Washington — The trust representing creditors of the bankruptcy General Motors Corp. estate asked a federal judge to reject efforts by “new GM” to pay ignition switch claims using funds set aside for creditors of the “old” Detroit automaker that filed for bankruptcy in 2009.

It’s the latest salvo in the battle over who — if anyone — will pay billions in claims filed arising from GM’s actions before its 2009 bankruptcy.

“These issues will be decided by bankruptcy court,” GM spokesman James Cain said. “Our motion to enforce the sale order sets forth the company’s positions on these issues, which we continue to believe are correct.”

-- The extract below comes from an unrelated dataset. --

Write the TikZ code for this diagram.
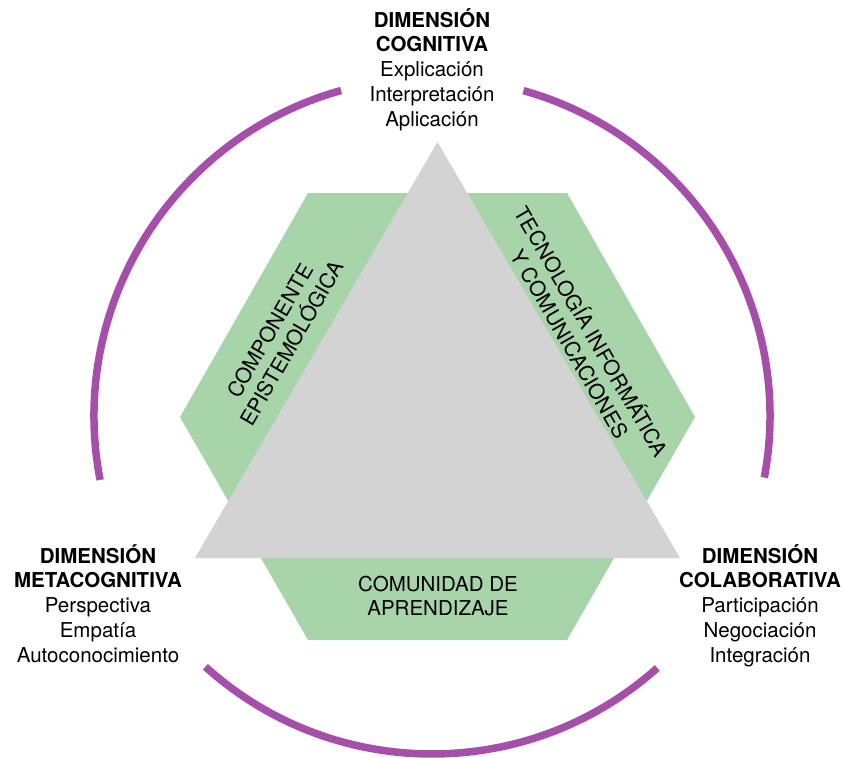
\documentclass[tikz,border=0pt]{standalone}
\usepackage{fontspec}
\setmainfont{TeX Gyre Heros}
\definecolor{arcpurple}{RGB}{166,79,170}
\definecolor{hexgreen}{RGB}{168,212,170}
\definecolor{trigray}{RGB}{211,211,211}
\tikzset{
  ring/.style={draw=arcpurple, line width=7.5pt},
  lbl/.style={font=\fontsize{20.5}{24.8}\selectfont, inner sep=0pt, anchor=base, text=black},
  rotlbl/.style={font=\fontsize{21}{25}\selectfont, inner sep=0pt, anchor=center, text=black, align=center},
}
\setlength{\tabcolsep}{0pt}
\begin{document}
\begin{tikzpicture}[x=1pt,y=1pt]
\useasboundingbox (0,0) rectangle (844,-758);
% hexagon
\fill[hexgreen] (308,-193) -- (567,-193) -- (695,-417) -- (567,-640) -- (308,-640) -- (180,-417) -- cycle;
% triangle
\fill[trigray] (437.5,-142) -- (680,-558) -- (195,-558) -- cycle;
% ring arcs
\coordinate (c) at (432,-416);
\draw[ring] (c) ++(74.3:338) arc[start angle=74.3, end angle=-10.5, radius=338];
\draw[ring] (c) ++(105.6:338) arc[start angle=105.6, end angle=190.9, radius=338];
\draw[ring] (c) ++(227.9:338) arc[start angle=227.9, end angle=311.8, radius=338];
% labels
\node[lbl] (cog) at (432,-27) {\begin{tabular}[t]{c}\textbf{DIMENSIÓN}\\\textbf{COGNITIVA}\\Explicación\\Interpretación\\Aplicación\end{tabular}};
\node[lbl] (meta) at (98,-563) {\begin{tabular}[t]{c}\textbf{DIMENSIÓN}\\\textbf{METACOGNITIVA}\\Perspectiva\\Empatía\\Autoconocimiento\end{tabular}};
\node[lbl] (cola) at (760,-563) {\begin{tabular}[t]{c}\textbf{DIMENSIÓN}\\\textbf{COLABORATIVA}\\Participación\\Negociación\\Integración\end{tabular}};
\node[lbl] (comu) at (438,-591) {\begin{tabular}[t]{c}COMUNIDAD DE\\APRENDIZAJE\end{tabular}};
\node[rotlbl, rotate=60] (epi) at (281,-337) {COMPONENTE\\EPISTEMOLÓGICA};
\node[rotlbl, rotate=-60] (tec) at (582,-337) {TECNOLOGÍA INFORMÁTICA\\Y COMUNICACIONES};
\end{tikzpicture}
\end{document}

Detroit-based General Motors Co. emerged from bankruptcy in July 2009 as a new government-sponsored firm created from the “good assets” of the 100-year-old automaker. The old company remains in bankruptcy as does GM’s liability for incidents before the filing.

GM has been sued more than 170 times seeking billions of dollars including for the reduced value of GM cars after its recall of 2.6 million older cars linked to 42 deaths and 58 injuries for ignition switch defects. In May, the company agreed to pay a record-setting $35 million fine to the National Highway Traffic Safety Administration for delaying disclosure of the deadly defects for a decade. It also agreed to intense oversight of up to three years by the agency.

“Only New GM could be liable for economic injuries arising out of New GM’s violations of federal recall laws,” the creditor trust wrote in a court filing this week. “No notice of the defects at issue here was provided until five years after the (bankruptcy.)”

At issue is whether GM committed bankruptcy fraud by failing to disclose the ignition switch defects in 2009 when it filed for bankruptcy.

GM has agreed to compensate owners involved in deaths or injuries in its recall of 2.6 million vehicles for ignition defects, but not — as the trust noted — for injuries or deaths connected to another 13.5 million vehicles recalled worldwide this year for other ignition problems. GM also won’t pay for economic loss claims — owners who say the value of their vehicles has been diminished by GM’s record setting 80 recall campaigns this year covering 30 million vehicles.

The U.S. Attorney’s Office in New York aided by a federal grand jury and the FBI along with 48 state attorneys general are investigating GM’s conduct.

The trust said owners and family of those involved in crashes before the 2009 GM bankruptcy “had no reason to believe that their accidents, or the deaths of their loved ones, were caused by serious defects in those cars (i.e., the defects that New GM revealed for the first time in 2014). Instead, they may well have believed one of the drivers was at fault, that road or weather conditions were to blame, or even that one of the drivers suffered a sudden health crisis.”

Those involved “did not forfeit their right to adequate notice of their claims simply because they or their loved ones were personally injured or died in pre-(bankruptcy) accidents involving vehicles that, unbeknownst to them at the time, featured serious safety defects.”